Thursday, September 15, 2011

Idiocracy



2006 film by Mike Judge on the sad state of America 500 years in the future.


Plot Sum:

Extremely average intelligenced dude volunteers for experiment to be freeze-dried and woken up a year later, only to wake up five hundred years later. In this new world, due to government welfare and cheap fast food, the below-average proliferated while the elites merely had one or two children. The human race have devolved themselves to retardation. Its a world full of hillbilly consumerism cliches, in which Carl's Jr. is the only form of food, Costco is as big as a city, and the President is a popular wrestler. Frozen alongside our hero is a prostitute, who defroze at around the same time. In this new world they are geniuses, and together they traverse this wasteland made up of lowest common denominators and save the people from themselves.

Thoughts:


The whole thing runs like an overlong SNL skit, which means the concept is funny, but it gets stale in movie form. SNL's Maya Rudolf starring in the film doesn't help. I'm not entirely sure I approve of the message either. Dysgenics, is it called? That's also known was eugenics, what the Nazis used to justify genocide. The anti-corporate message, though overused, is much more palatable.

Notable Scene:
"Welcome to Costco, I love you."

One of the few scenes I genuinely lol'd at.

TL;DR:
In the future, the whole world becomes dumb and dumber. The end.

Human Traffic



A 1999 film written by Justin Kerrigan, directed by David Buckingham. Five friends let loose one weekend at the local club/rave scene. That's it.

This has quickly proceeded to become one of my favorite films of all time. It runs like a Friends episode, except with drugs, clubs and pubs, and illegal substances that won't go well on prime-time. Its been criticized to have no point, no plot line, no tension or conflict, but I say who cares? Why does every film about drugs need to be moralizing? The only people who don't like this film must have never experienced the unrestrained unity portrayed in it. Its a perfect, heart-felt snapshot of the best of today (or slightly yesterday's) youth subculture. That's all it is, and it doesn't pretend to be anything else. There's no before and afters, no fall-outs or long term effects. It's not an epic. Just because it's momentary doesn't make it unimportant. As Jip says "ultimately, we just want to be happy", and be it happy for a night or a moment, that's all we're chasing after, and its all worth it. Those who know it love it.
Most of all, it has a happy ending. Not all happy endings are effective, but this one is. The temporary but effective escapism is real, The music, the characters, the mood, it stays and stays, and that's an indication of a good film. The fact that what stays is positive, is good, makes it an enjoyable, rewatchable, and therefore a 'favorite' film of mine.

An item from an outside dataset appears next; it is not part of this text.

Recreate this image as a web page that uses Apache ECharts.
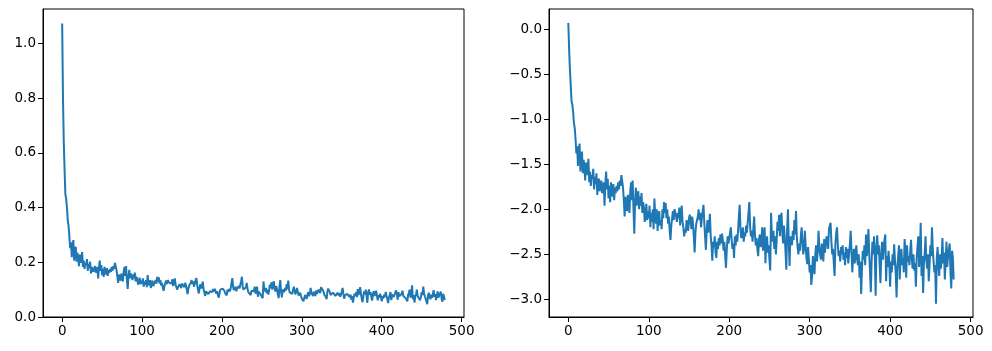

I can rave about it forever (pun, haha) but bottom line is: awesome film that I fell in love with. Jip! Moff! Lulu! Nina! Koop! I've only known them for two hours, seen a brief weekend of their lives, but they feel like old friends. 

So many good things, least of all JOHN SIMMS!

 Awesome Jip

 Cool Cat Koop

 Paranoid Moff

 Pretty Lulu

Sweet Nina

Oh the classic lines, I can quote this movie forever. So many great scenes, set to great music. This film is simply gorgeous!